また、「旅するムサビ」の活動は、地域を舞台にしたプロジェクトとなることもあります。長野県小諸市の青年会議所が設立50周年を記念して、しなの鉄道の電車をラッピングして走らせる「小諸発!ドリーム列車"絆"」を企画され、「旅するムサビ」にその協力依頼がきたのです。そこでは電車のデザインや子どもたちとのワークショップ運営について相談をされました。

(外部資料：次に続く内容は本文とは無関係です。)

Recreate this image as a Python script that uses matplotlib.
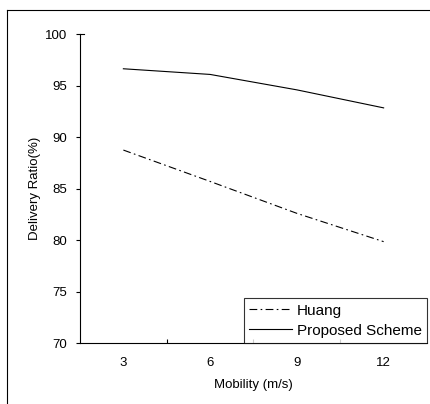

当初、デザインの方向性について、企画者の小諸青年会議所のかたと学生たちの意見が真っ二つに割れました。イメージについて互いに話し合っても、なかなか伝わらない。そこで、実際にイメージしている色や柄のデザインを絵に描いて見せることで、やっと合意にまでこぎ着けました。絵は異なるもの同士を互いに理解させ、つなぎ合わせる接着剤の働きをするのだと改めて痛感しました。
デザインは車両ごとに異なる
小諸市のシンボルとなったラッピング電車
近年、地域におけるアートの役割は高まっています。アートがあることで、日頃、地域にいない人たちや情報を呼び寄せ、刺激をもらったり、自分の地域を見つめ直したりすることができる。美術には人と人、地方と都会とを接着する力もあるのです。